Gatchalian, who had earlier filed a Senate bill seeking to implement an across-the-board increase in SSS pensions by PHP 2000 per month, also commended President Duterte for approving the increase despite previously indicating that he would not support any increase.
“While I commend President Duterte for coming to a compromise on this issue, it is also critical that we do not let the management of SSS take the easy way out by simply increasing contribution levels. The SSS needs to put its house in order to make sure that it does not waste contributors’ money,” said Gatchalian.

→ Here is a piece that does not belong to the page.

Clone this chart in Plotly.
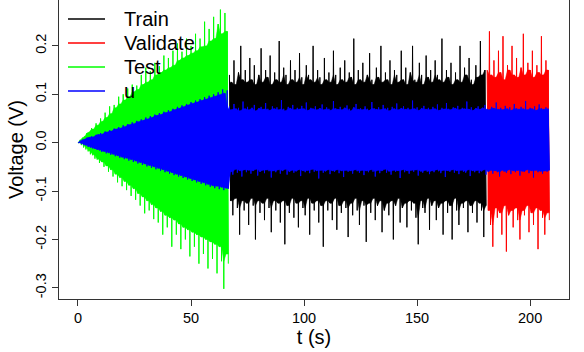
import plotly.graph_objects as go

# ---------------- data ----------------
# Each series is given as per-second upper / lower excursions of the signal.
test_t = list(range(0, 67))
test_hi = [0.0, 0.006, 0.01, 0.013, 0.02, 0.022, 0.03, 0.028, 0.04, 0.036,
           0.05, 0.044, 0.062, 0.052, 0.075, 0.06, 0.078, 0.072, 0.095, 0.08,
           0.1, 0.088, 0.112, 0.095, 0.12, 0.105, 0.118, 0.11, 0.14, 0.12,
           0.155, 0.125, 0.148, 0.13, 0.165, 0.14, 0.158, 0.145, 0.18, 0.15,
           0.175, 0.155, 0.19, 0.16, 0.205, 0.17, 0.188, 0.175, 0.215, 0.18,
           0.2, 0.185, 0.225, 0.19, 0.215, 0.198, 0.25, 0.2, 0.235, 0.21,
           0.26, 0.215, 0.245, 0.275, 0.225, 0.268, 0.23]
test_lo = [0.0, -0.005, -0.01, -0.014, -0.018, -0.024, -0.026, -0.033, -0.035, -0.042,
           -0.04, -0.05, -0.048, -0.06, -0.056, -0.07, -0.065, -0.082, -0.072, -0.09,
           -0.08, -0.098, -0.088, -0.11, -0.095, -0.118, -0.105, -0.13, -0.112, -0.146,
           -0.12, -0.14, -0.128, -0.158, -0.135, -0.165, -0.142, -0.19, -0.15, -0.175,
           -0.155, -0.215, -0.16, -0.19, -0.168, -0.22, -0.175, -0.2, -0.18, -0.235,
           -0.185, -0.215, -0.19, -0.25, -0.195, -0.23, -0.2, -0.26, -0.205, -0.24,
           -0.21, -0.27, -0.215, -0.245, -0.302, -0.23, -0.25]

train_t = list(range(67, 181))
train_hi = [0.14, 0.125, 0.17, 0.12, 0.145, 0.2, 0.13, 0.15, 0.125, 0.175,
            0.13, 0.16, 0.12, 0.14, 0.195, 0.125, 0.15, 0.135, 0.18, 0.12,
            0.145, 0.13, 0.21, 0.125, 0.155, 0.14, 0.12, 0.17, 0.13, 0.15,
            0.125, 0.185, 0.135, 0.12, 0.16, 0.14, 0.13, 0.2, 0.125, 0.15,
            0.135, 0.12, 0.175, 0.13, 0.145, 0.125, 0.19, 0.14, 0.12, 0.155,
            0.13, 0.17, 0.125, 0.145, 0.135, 0.215, 0.12, 0.15, 0.13, 0.165,
            0.125, 0.14, 0.185, 0.13, 0.12, 0.155, 0.135, 0.2, 0.125, 0.145,
            0.13, 0.17, 0.12, 0.15, 0.14, 0.125, 0.19, 0.13, 0.155, 0.12,
            0.145, 0.2, 0.13, 0.125, 0.165, 0.14, 0.12, 0.18, 0.135, 0.15,
            0.125, 0.17, 0.14, 0.13, 0.215, 0.125, 0.15, 0.135, 0.165, 0.12,
            0.145, 0.13, 0.2, 0.125, 0.155, 0.14, 0.175, 0.13, 0.12, 0.16,
            0.135, 0.21, 0.14, 0.15]
train_lo = [-0.12, -0.15, -0.115, -0.135, -0.19, -0.12, -0.14, -0.125, -0.17, -0.115,
            -0.13, -0.2, -0.12, -0.145, -0.125, -0.16, -0.115, -0.135, -0.185, -0.12,
            -0.14, -0.125, -0.165, -0.12, -0.21, -0.13, -0.145, -0.115, -0.155, -0.125,
            -0.175, -0.12, -0.135, -0.15, -0.115, -0.19, -0.125, -0.14, -0.12, -0.165,
            -0.13, -0.215, -0.12, -0.14, -0.125, -0.16, -0.115, -0.18, -0.13, -0.145,
            -0.12, -0.135, -0.195, -0.125, -0.15, -0.115, -0.14, -0.17, -0.12, -0.13,
            -0.205, -0.125, -0.145, -0.115, -0.16, -0.13, -0.12, -0.185, -0.14, -0.125,
            -0.15, -0.12, -0.2, -0.13, -0.115, -0.165, -0.135, -0.125, -0.175, -0.12,
            -0.14, -0.125, -0.155, -0.21, -0.12, -0.135, -0.145, -0.115, -0.18, -0.13,
            -0.12, -0.16, -0.135, -0.125, -0.19, -0.12, -0.145, -0.13, -0.2, -0.115,
            -0.14, -0.17, -0.125, -0.135, -0.12, -0.185, -0.13, -0.145, -0.12, -0.165,
            -0.125, -0.14, -0.195, -0.13]

val_t = list(range(181, 209))
val_hi = [0.15, 0.23, 0.14, 0.17, 0.135, 0.19, 0.145, 0.22, 0.13, 0.16,
          0.15, 0.2, 0.14, 0.175, 0.135, 0.155, 0.225, 0.14, 0.165, 0.15,
          0.19, 0.135, 0.16, 0.145, 0.22, 0.14, 0.17, 0.15]
val_lo = [-0.14, -0.17, -0.215, -0.135, -0.155, -0.145, -0.19, -0.13, -0.225, -0.15,
          -0.14, -0.175, -0.135, -0.16, -0.2, -0.14, -0.15, -0.13, -0.185, -0.145,
          -0.17, -0.135, -0.22, -0.14, -0.155, -0.19, -0.145, -0.16]

u_t = list(range(0, 209))
u_hi = [0, 0.004, 0.006, 0.007, 0.01, 0.011, 0.013, 0.012, 0.016, 0.017,
        0.02, 0.018, 0.023, 0.022, 0.026, 0.024, 0.029, 0.028, 0.032, 0.03,
        0.036, 0.033, 0.038, 0.037, 0.042, 0.039, 0.045, 0.043, 0.048, 0.046,
        0.052, 0.049, 0.055, 0.052, 0.058, 0.056, 0.061, 0.058, 0.064, 0.062,
        0.067, 0.064, 0.07, 0.068, 0.074, 0.071, 0.077, 0.074, 0.08, 0.078,
        0.084, 0.081, 0.087, 0.084, 0.09, 0.087, 0.094, 0.09, 0.097, 0.093,
        0.1, 0.096, 0.104, 0.099, 0.11, 0.102, 0.108,
        0.075, 0.068, 0.08, 0.07, 0.072, 0.066, 0.085, 0.07, 0.074, 0.068,
        0.072, 0.078, 0.066, 0.071, 0.074, 0.069, 0.082, 0.07, 0.067, 0.075,
        0.07, 0.073, 0.068, 0.088, 0.07, 0.066, 0.074, 0.071, 0.078, 0.068,
        0.072, 0.069, 0.076, 0.07, 0.083, 0.067, 0.072, 0.07, 0.075, 0.068,
        0.071, 0.079, 0.068, 0.073, 0.07, 0.067, 0.086, 0.071, 0.069, 0.074,
        0.068, 0.072, 0.077, 0.07, 0.066, 0.073, 0.08, 0.069, 0.071, 0.068,
        0.075, 0.07, 0.067, 0.084, 0.071, 0.069, 0.073, 0.068, 0.078, 0.07,
        0.072, 0.066, 0.074, 0.07, 0.081, 0.068, 0.071, 0.075, 0.069, 0.072,
        0.068, 0.087, 0.07, 0.073, 0.067, 0.071, 0.076, 0.069, 0.072, 0.068,
        0.074, 0.07, 0.079, 0.067, 0.072, 0.069, 0.082, 0.07, 0.068, 0.073,
        0.071, 0.076, 0.068, 0.072, 0.07, 0.085, 0.069, 0.073, 0.067, 0.071,
        0.075, 0.069, 0.072, 0.078, 0.07, 0.068, 0.074, 0.071, 0.083, 0.069,
        0.072, 0.068, 0.076, 0.07, 0.073, 0.067, 0.08, 0.071, 0.069, 0.074,
        0.07, 0.086, 0.068, 0.072, 0.07, 0.075, 0.067, 0.079, 0.071, 0.069,
        0.073, 0.07]
u_lo = [0, -0.003, -0.005, -0.006, -0.009, -0.01, -0.012, -0.013, -0.015, -0.016,
        -0.019, -0.018, -0.022, -0.021, -0.025, -0.024, -0.028, -0.027, -0.031, -0.03,
        -0.034, -0.032, -0.037, -0.035, -0.04, -0.038, -0.043, -0.041, -0.046, -0.044,
        -0.049, -0.047, -0.052, -0.05, -0.055, -0.053, -0.058, -0.056, -0.061, -0.059,
        -0.064, -0.062, -0.067, -0.065, -0.07, -0.068, -0.073, -0.071, -0.076, -0.074,
        -0.079, -0.077, -0.082, -0.08, -0.085, -0.083, -0.088, -0.086, -0.091, -0.089,
        -0.094, -0.09, -0.096, -0.092, -0.098, -0.094, -0.095,
        -0.06, -0.066, -0.055, -0.062, -0.058, -0.07, -0.056, -0.061, -0.057, -0.064,
        -0.058, -0.055, -0.068, -0.06, -0.057, -0.063, -0.056, -0.059, -0.072, -0.058,
        -0.061, -0.056, -0.064, -0.058, -0.055, -0.066, -0.06, -0.057, -0.062, -0.059,
        -0.056, -0.069, -0.058, -0.061, -0.057, -0.063, -0.055, -0.06, -0.058, -0.074,
        -0.057, -0.062, -0.059, -0.056, -0.065, -0.058, -0.06, -0.056, -0.063, -0.058,
        -0.071, -0.057, -0.06, -0.058, -0.064, -0.056, -0.059, -0.062, -0.057, -0.067,
        -0.058, -0.061, -0.056, -0.06, -0.07, -0.057, -0.063, -0.058, -0.055, -0.062,
        -0.059, -0.066, -0.057, -0.06, -0.058, -0.073, -0.056, -0.061, -0.058, -0.064,
        -0.057, -0.06, -0.056, -0.068, -0.059, -0.062, -0.057, -0.06, -0.065, -0.058,
        -0.061, -0.056, -0.059, -0.063, -0.057, -0.071, -0.058, -0.06, -0.056, -0.062,
        -0.058, -0.065, -0.057, -0.06, -0.062, -0.056, -0.069, -0.058, -0.061, -0.057,
        -0.063, -0.059, -0.056, -0.066, -0.06, -0.057, -0.064, -0.058, -0.061, -0.07,
        -0.057, -0.06, -0.062, -0.056, -0.065, -0.058, -0.061, -0.057, -0.068, -0.059,
        -0.06, -0.056, -0.063, -0.058, -0.072, -0.057, -0.061, -0.059, -0.064, -0.058,
        -0.06, -0.057]

series_names = ["Train", "Validate", "Test", "u"]
series_colors = ["#000000", "#FF0000", "#00FF00", "#0000FF"]

x_ticks = [0, 50, 100, 150, 200]
y_ticks = [-0.3, -0.2, -0.1, 0.0, 0.1, 0.2]
y_ticklabels = ["-0.3", "-0.2", "-0.1", "0.0", "0.1", "0.2"]


def zigzag(t, hi, lo):
    """Alternate between each second's upper and lower excursion."""
    assert len(t) == len(hi) == len(lo), (len(t), len(hi), len(lo))
    xs, ys = [], []
    for ti, h, l in zip(t, hi, lo):
        xs += [ti, ti + 0.5]
        ys += [h, l]
    return xs, ys


def core_band(t, hi, lo):
    """Solid inner band: smaller excursion of each pair of neighbouring seconds."""
    n = len(t)
    up = [min(hi[i:i + 2]) for i in range(n)]
    dn = [max(lo[max(0, i - 1):i + 1]) for i in range(n)]
    xs = [ti for ti in t] + [ti + 0.5 for ti in reversed(t)]
    ys = up + list(reversed(dn))
    return xs, ys


data = {
    "Train": (train_t, train_hi, train_lo),
    "Validate": (val_t, val_hi, val_lo),
    "Test": (test_t, test_hi, test_lo),
    "u": (u_t, u_hi, u_lo),
}

fig = go.Figure()
for name, col in zip(series_names, series_colors):
    bx, by = core_band(*data[name])
    fig.add_trace(go.Scatter(x=bx, y=by, mode="lines", fill="toself",
                             fillcolor=col, line=dict(color=col, width=0.5),
                             showlegend=False, hoverinfo="skip"))
    xs, ys = zigzag(*data[name])
    fig.add_trace(go.Scatter(x=xs, y=ys, mode="lines", name=name,
                             line=dict(color=col, width=1, simplify=False),
                             showlegend=False, hoverinfo="skip"))

# ---------------- layout ----------------
W, H = 584, 352
L, R, T, B = 59, 15, 0, 53
pw, ph = W - L - R, H - T - B


def px_x(px):
    return (px - L) / pw


def px_y(py):
    return (H - B - py) / ph


shapes, annots = [], []
leg_y = [19, 43, 67, 91]
for name, col, yy in zip(series_names, series_colors, leg_y):
    shapes.append(dict(type="line", xref="paper", yref="paper",
                       x0=px_x(68), x1=px_x(105), y0=px_y(yy), y1=px_y(yy),
                       line=dict(color=col, width=1.3)))
    annots.append(dict(text=name, xref="paper", yref="paper", x=px_x(122), y=px_y(yy),
                       xanchor="left", yanchor="middle", showarrow=False,
                       font=dict(size=20, color="black")))

fig.update_layout(
    width=W, height=H,
    margin=dict(l=L, r=R, t=T, b=B),
    paper_bgcolor="white", plot_bgcolor="white",
    font=dict(family="Liberation Sans, Arial, sans-serif", color="black"),
    shapes=shapes, annotations=annots,
    showlegend=False,
)
fig.update_xaxes(range=[-8.4, 217.2], tickvals=x_ticks, ticks="outside", ticklen=6,
                 tickcolor="#333", showline=True, linecolor="#333", linewidth=1,
                 mirror=False, showgrid=False, zeroline=False,
                 tickfont=dict(size=14.5),
                 title=dict(text="t (s)", font=dict(size=20), standoff=4))
fig.update_yaxes(range=[-0.323, 0.2948], tickvals=y_ticks, ticktext=y_ticklabels,
                 ticks="outside", ticklen=6, tickcolor="#333", tickangle=-90,
                 showline=True, linecolor="#333", linewidth=1, mirror=True,
                 showgrid=False, zeroline=False, tickfont=dict(size=14.5),
                 title=dict(text="Voltage (V)", font=dict(size=20), standoff=4))

fig.write_html("out.html")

Gatchalian pointed out that the 24.3% expenses-to-income ratio of SSS was far larger than that of comparable social insurance institutions within ASEAN, including the local Government Service Insurance System (10.1%), Malaysia’s Employees’ Provident Fund (3.21%), and Singapore’s Central Provident Fund (2.51%).
“SSS is not meeting the high standard of financial management and operational efficiency set by similar institutions within the region. It even earns less than half of the annual income of GSIS despite spending more money. Simply put, SSS is being left behind by its peers,” said Gatchalian.
Gatchalian estimates that SSS could generate an additional PHP 6 to 9 billion per year in savings and revenue by reducing operating expenses and minimizing collection leakages.
For example, Gatchalian urged SSS to correct its over-exposure to short and medium-term member loans, which according to the 2015 COA Audit Report amounted to 15.3 percent of its reserves, well above the 10 percent cap imposed by the SSS Law.
In the same audit report, COA assessed the value of delinquent member loans to be PHP 41.9 billion, PHP 22.4 billion of which had been delinquent for five or more years.
“As it stands, the management of SSS has failed to provide the kind of results its pensioners deserve. They had better shape up, or else we will need to look for more capable leaders to replace them,” said Gatchalian.